▸ **WHAT TO PRODUCE**
Images are not part of the copy; transcribe all the data exactly.

▸ **RAW DATA**
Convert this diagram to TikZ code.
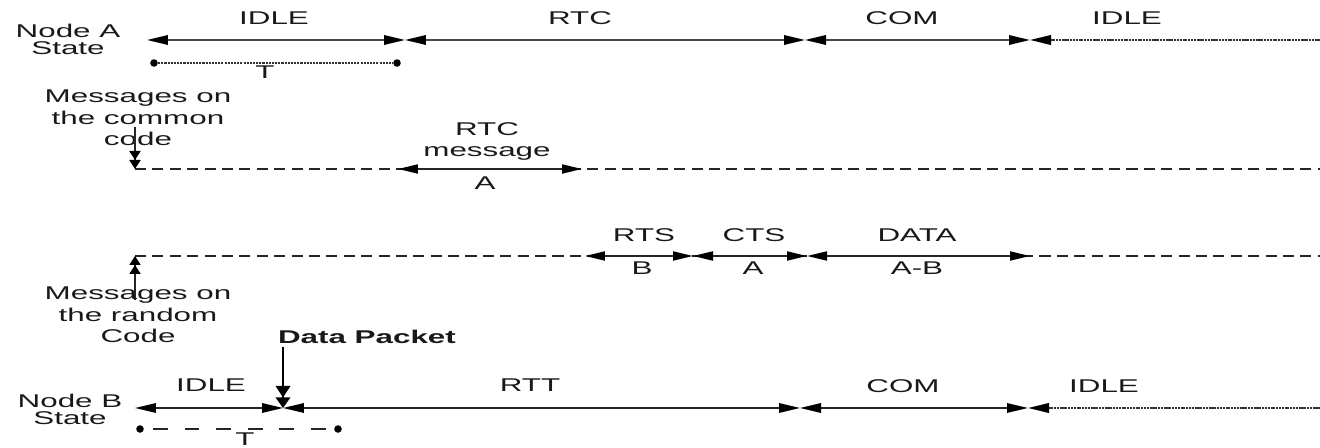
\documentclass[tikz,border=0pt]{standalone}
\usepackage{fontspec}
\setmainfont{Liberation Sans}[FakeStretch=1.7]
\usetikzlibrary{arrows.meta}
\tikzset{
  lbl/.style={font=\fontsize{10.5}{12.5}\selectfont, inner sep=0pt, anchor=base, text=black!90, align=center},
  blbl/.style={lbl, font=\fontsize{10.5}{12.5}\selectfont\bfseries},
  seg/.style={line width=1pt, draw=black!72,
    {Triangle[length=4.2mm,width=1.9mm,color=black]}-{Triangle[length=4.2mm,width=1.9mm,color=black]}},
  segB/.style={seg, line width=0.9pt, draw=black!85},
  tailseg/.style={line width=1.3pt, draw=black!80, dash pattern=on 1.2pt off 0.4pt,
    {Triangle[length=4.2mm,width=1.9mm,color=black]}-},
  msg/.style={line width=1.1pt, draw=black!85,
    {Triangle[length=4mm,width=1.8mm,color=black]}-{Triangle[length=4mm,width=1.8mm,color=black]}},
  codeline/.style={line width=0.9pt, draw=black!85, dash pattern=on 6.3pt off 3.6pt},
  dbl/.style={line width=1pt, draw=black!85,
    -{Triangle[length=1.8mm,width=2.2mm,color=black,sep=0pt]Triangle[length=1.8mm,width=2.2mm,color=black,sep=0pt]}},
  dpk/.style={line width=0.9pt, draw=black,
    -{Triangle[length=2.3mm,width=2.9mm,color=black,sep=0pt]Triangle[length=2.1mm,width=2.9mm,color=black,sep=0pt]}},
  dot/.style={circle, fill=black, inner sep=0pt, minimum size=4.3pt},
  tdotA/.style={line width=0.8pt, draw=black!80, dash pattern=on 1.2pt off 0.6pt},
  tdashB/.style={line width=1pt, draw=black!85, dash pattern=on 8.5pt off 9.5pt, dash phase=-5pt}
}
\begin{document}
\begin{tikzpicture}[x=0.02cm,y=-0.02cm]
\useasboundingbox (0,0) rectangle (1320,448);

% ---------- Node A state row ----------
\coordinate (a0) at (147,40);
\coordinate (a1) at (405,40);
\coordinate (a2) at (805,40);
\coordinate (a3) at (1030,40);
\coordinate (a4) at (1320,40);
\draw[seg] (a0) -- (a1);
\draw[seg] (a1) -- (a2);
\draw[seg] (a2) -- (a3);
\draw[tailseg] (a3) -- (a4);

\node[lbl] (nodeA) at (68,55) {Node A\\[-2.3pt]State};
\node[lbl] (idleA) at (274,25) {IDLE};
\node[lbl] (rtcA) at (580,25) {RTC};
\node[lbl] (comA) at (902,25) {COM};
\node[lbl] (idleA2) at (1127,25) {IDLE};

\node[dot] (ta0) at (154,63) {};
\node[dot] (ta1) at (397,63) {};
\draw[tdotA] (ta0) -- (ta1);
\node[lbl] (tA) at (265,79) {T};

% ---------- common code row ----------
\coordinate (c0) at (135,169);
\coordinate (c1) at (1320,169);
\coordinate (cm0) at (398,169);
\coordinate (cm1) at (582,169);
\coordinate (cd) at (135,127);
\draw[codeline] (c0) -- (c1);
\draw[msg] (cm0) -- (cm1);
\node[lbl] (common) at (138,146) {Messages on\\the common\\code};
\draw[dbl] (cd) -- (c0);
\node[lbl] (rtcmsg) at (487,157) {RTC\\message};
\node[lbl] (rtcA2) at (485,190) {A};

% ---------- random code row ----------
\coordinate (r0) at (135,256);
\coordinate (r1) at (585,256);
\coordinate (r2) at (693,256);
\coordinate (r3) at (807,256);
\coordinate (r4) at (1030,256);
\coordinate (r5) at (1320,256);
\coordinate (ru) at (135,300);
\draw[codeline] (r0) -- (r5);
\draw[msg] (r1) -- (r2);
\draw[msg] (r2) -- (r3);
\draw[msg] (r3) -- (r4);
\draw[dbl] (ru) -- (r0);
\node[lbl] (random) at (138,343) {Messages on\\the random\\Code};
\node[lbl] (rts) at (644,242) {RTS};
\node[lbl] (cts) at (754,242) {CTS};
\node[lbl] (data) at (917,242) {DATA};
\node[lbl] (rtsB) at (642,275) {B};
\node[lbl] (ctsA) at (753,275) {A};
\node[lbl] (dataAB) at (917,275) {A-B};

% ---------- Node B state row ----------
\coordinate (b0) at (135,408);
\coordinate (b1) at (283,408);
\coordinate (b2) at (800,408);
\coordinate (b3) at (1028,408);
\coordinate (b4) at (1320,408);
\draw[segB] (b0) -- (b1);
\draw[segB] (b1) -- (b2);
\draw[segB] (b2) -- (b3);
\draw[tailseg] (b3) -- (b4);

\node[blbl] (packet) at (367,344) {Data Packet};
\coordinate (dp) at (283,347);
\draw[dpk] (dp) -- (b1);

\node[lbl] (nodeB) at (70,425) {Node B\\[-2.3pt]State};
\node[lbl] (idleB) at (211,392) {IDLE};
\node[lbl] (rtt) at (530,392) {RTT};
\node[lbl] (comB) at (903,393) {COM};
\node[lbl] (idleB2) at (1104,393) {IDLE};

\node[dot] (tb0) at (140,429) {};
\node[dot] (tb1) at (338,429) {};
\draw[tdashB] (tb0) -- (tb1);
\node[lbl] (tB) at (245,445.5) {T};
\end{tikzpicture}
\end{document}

▸ **EXERCISE SOLUTION**
Convert this diagram to TikZ code.
\documentclass[tikz,border=0pt]{standalone}
\usepackage{fontspec}
\setmainfont{Liberation Sans}[FakeStretch=1.7]
\usetikzlibrary{arrows.meta}
\tikzset{
  lbl/.style={font=\fontsize{10.5}{12.5}\selectfont, inner sep=0pt, anchor=base, text=black!90, align=center},
  blbl/.style={lbl, font=\fontsize{10.5}{12.5}\selectfont\bfseries},
  seg/.style={line width=1pt, draw=black!72,
    {Triangle[length=4.2mm,width=1.9mm,color=black]}-{Triangle[length=4.2mm,width=1.9mm,color=black]}},
  segB/.style={seg, line width=0.9pt, draw=black!85},
  tailseg/.style={line width=1.3pt, draw=black!80, dash pattern=on 1.2pt off 0.4pt,
    {Triangle[length=4.2mm,width=1.9mm,color=black]}-},
  msg/.style={line width=1.1pt, draw=black!85,
    {Triangle[length=4mm,width=1.8mm,color=black]}-{Triangle[length=4mm,width=1.8mm,color=black]}},
  codeline/.style={line width=0.9pt, draw=black!85, dash pattern=on 6.3pt off 3.6pt},
  dbl/.style={line width=1pt, draw=black!85,
    -{Triangle[length=1.8mm,width=2.2mm,color=black,sep=0pt]Triangle[length=1.8mm,width=2.2mm,color=black,sep=0pt]}},
  dpk/.style={line width=0.9pt, draw=black,
    -{Triangle[length=2.3mm,width=2.9mm,color=black,sep=0pt]Triangle[length=2.1mm,width=2.9mm,color=black,sep=0pt]}},
  dot/.style={circle, fill=black, inner sep=0pt, minimum size=4.3pt},
  tdotA/.style={line width=0.8pt, draw=black!80, dash pattern=on 1.2pt off 0.6pt},
  tdashB/.style={line width=1pt, draw=black!85, dash pattern=on 8.5pt off 9.5pt, dash phase=-5pt}
}
\begin{document}
\begin{tikzpicture}[x=0.02cm,y=-0.02cm]
\useasboundingbox (0,0) rectangle (1320,448);

% ---------- Node A state row ----------
\coordinate (a0) at (147,40);
\coordinate (a1) at (405,40);
\coordinate (a2) at (805,40);
\coordinate (a3) at (1030,40);
\coordinate (a4) at (1320,40);
\draw[seg] (a0) -- (a1);
\draw[seg] (a1) -- (a2);
\draw[seg] (a2) -- (a3);
\draw[tailseg] (a3) -- (a4);

\node[lbl] (nodeA) at (68,55) {Node A\\[-2.3pt]State};
\node[lbl] (idleA) at (274,25) {IDLE};
\node[lbl] (rtcA) at (580,25) {RTC};
\node[lbl] (comA) at (902,25) {COM};
\node[lbl] (idleA2) at (1127,25) {IDLE};

\node[dot] (ta0) at (154,63) {};
\node[dot] (ta1) at (397,63) {};
\draw[tdotA] (ta0) -- (ta1);
\node[lbl] (tA) at (265,79) {T};

% ---------- common code row ----------
\coordinate (c0) at (135,169);
\coordinate (c1) at (1320,169);
\coordinate (cm0) at (398,169);
\coordinate (cm1) at (582,169);
\coordinate (cd) at (135,127);
\draw[codeline] (c0) -- (c1);
\draw[msg] (cm0) -- (cm1);
\node[lbl] (common) at (138,146) {Messages on\\the common\\code};
\draw[dbl] (cd) -- (c0);
\node[lbl] (rtcmsg) at (487,157) {RTC\\message};
\node[lbl] (rtcA2) at (485,190) {A};

% ---------- random code row ----------
\coordinate (r0) at (135,256);
\coordinate (r1) at (585,256);
\coordinate (r2) at (693,256);
\coordinate (r3) at (807,256);
\coordinate (r4) at (1030,256);
\coordinate (r5) at (1320,256);
\coordinate (ru) at (135,300);
\draw[codeline] (r0) -- (r5);
\draw[msg] (r1) -- (r2);
\draw[msg] (r2) -- (r3);
\draw[msg] (r3) -- (r4);
\draw[dbl] (ru) -- (r0);
\node[lbl] (random) at (138,343) {Messages on\\the random\\Code};
\node[lbl] (rts) at (644,242) {RTS};
\node[lbl] (cts) at (754,242) {CTS};
\node[lbl] (data) at (917,242) {DATA};
\node[lbl] (rtsB) at (642,275) {B};
\node[lbl] (ctsA) at (753,275) {A};
\node[lbl] (dataAB) at (917,275) {A-B};

% ---------- Node B state row ----------
\coordinate (b0) at (135,408);
\coordinate (b1) at (283,408);
\coordinate (b2) at (800,408);
\coordinate (b3) at (1028,408);
\coordinate (b4) at (1320,408);
\draw[segB] (b0) -- (b1);
\draw[segB] (b1) -- (b2);
\draw[segB] (b2) -- (b3);
\draw[tailseg] (b3) -- (b4);

\node[blbl] (packet) at (367,344) {Data Packet};
\coordinate (dp) at (283,347);
\draw[dpk] (dp) -- (b1);

\node[lbl] (nodeB) at (70,425) {Node B\\[-2.3pt]State};
\node[lbl] (idleB) at (211,392) {IDLE};
\node[lbl] (rtt) at (530,392) {RTT};
\node[lbl] (comB) at (903,393) {COM};
\node[lbl] (idleB2) at (1104,393) {IDLE};

\node[dot] (tb0) at (140,429) {};
\node[dot] (tb1) at (338,429) {};
\draw[tdashB] (tb0) -- (tb1);
\node[lbl] (tB) at (245,445.5) {T};
\end{tikzpicture}
\end{document}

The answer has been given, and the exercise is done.